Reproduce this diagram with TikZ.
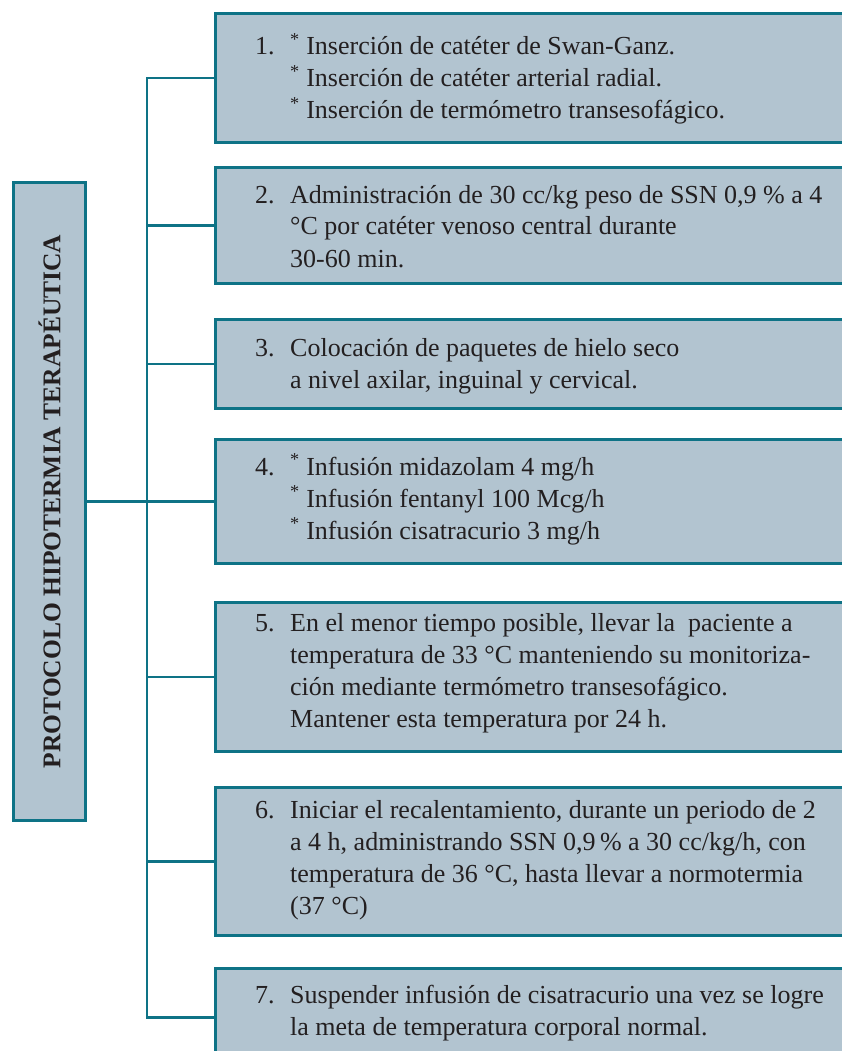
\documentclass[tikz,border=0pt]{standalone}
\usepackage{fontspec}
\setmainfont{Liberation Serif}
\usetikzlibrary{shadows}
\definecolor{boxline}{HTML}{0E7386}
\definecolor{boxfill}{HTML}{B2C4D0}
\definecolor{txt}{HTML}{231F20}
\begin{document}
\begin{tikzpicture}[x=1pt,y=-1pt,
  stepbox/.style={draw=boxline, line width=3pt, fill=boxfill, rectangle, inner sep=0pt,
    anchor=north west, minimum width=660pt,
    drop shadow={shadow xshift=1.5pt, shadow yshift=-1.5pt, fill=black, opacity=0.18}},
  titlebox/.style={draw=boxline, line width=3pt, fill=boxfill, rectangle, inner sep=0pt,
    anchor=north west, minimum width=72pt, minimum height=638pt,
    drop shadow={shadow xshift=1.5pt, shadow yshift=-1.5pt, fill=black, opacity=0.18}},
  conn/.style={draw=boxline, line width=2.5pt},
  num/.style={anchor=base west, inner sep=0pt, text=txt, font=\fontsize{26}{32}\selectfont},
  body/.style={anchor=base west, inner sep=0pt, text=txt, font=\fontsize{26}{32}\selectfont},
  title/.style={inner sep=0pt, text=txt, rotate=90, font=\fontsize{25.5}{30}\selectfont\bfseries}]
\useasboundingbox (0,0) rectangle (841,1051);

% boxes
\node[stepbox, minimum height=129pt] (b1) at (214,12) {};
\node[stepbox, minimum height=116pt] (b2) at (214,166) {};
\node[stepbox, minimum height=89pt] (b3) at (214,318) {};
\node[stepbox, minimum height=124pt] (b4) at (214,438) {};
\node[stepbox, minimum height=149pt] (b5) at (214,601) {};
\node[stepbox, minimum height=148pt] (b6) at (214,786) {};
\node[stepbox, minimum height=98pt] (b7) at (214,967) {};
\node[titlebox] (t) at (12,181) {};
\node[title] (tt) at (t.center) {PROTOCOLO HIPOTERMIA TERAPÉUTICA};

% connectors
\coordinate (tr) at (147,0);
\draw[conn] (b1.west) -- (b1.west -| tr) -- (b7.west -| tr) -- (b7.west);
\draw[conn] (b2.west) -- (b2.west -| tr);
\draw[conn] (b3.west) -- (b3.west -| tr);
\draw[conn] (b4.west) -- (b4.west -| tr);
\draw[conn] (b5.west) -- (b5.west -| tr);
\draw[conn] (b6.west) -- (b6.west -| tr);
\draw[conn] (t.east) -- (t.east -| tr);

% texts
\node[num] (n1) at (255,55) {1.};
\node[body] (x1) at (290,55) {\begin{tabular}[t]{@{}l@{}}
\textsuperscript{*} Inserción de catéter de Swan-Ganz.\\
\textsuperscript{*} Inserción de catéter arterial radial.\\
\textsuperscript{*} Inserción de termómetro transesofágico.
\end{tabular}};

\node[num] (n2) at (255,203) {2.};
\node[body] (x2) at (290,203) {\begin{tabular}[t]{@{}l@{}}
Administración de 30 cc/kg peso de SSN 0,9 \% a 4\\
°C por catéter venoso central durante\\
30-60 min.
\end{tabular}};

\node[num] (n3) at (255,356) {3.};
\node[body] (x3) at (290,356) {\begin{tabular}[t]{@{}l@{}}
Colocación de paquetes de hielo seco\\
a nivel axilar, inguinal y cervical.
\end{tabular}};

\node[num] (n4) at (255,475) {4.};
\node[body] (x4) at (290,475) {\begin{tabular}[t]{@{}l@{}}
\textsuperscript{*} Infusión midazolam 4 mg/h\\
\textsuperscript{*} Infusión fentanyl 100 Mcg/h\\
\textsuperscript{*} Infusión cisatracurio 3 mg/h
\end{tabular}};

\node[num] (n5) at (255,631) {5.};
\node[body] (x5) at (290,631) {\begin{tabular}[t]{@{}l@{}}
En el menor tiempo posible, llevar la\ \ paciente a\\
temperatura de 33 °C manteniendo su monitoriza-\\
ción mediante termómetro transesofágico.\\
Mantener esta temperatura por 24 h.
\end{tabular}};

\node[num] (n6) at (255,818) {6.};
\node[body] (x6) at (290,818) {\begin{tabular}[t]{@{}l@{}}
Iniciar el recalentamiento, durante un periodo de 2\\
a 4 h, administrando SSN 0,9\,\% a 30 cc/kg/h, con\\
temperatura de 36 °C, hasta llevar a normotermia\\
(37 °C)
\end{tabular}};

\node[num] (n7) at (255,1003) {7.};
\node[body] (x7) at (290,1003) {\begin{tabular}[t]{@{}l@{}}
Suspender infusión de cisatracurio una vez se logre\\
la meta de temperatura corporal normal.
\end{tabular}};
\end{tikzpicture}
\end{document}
==
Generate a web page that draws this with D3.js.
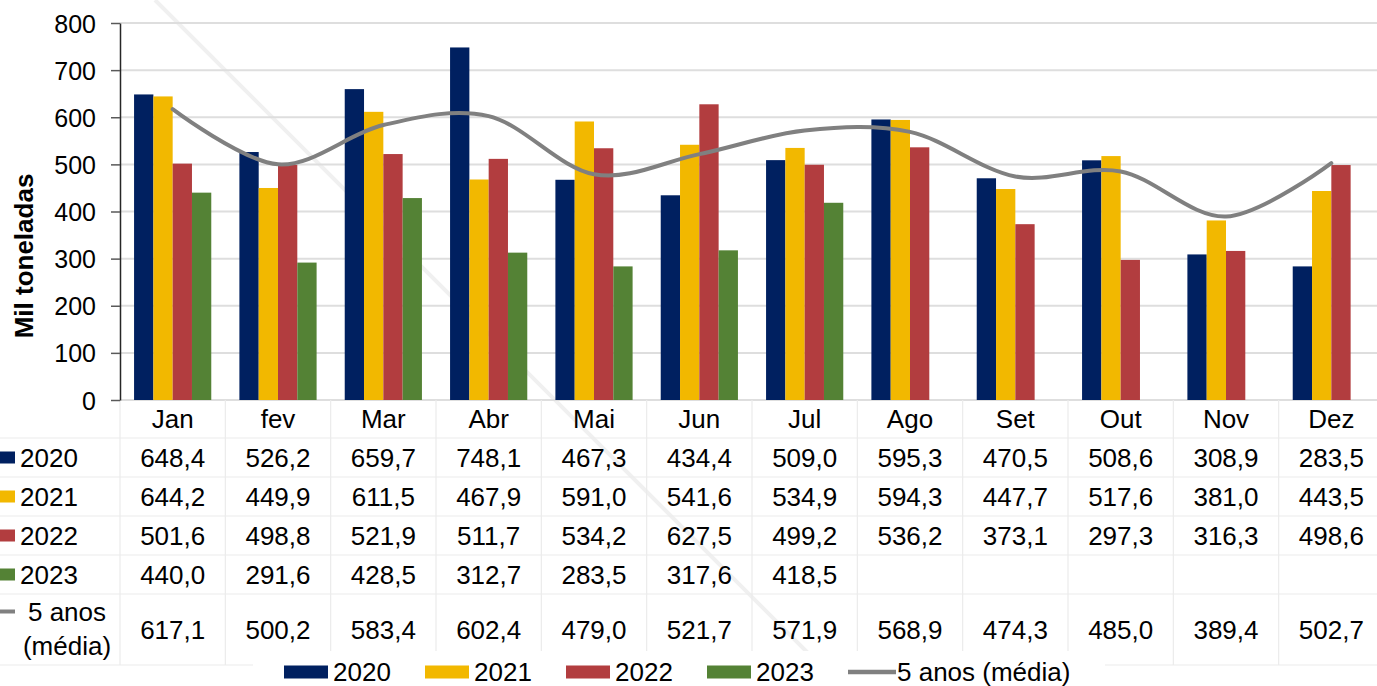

## What you need to do
Looking at the records above, work out how many lines include the word "this", then give that number by itself.

## Solution
2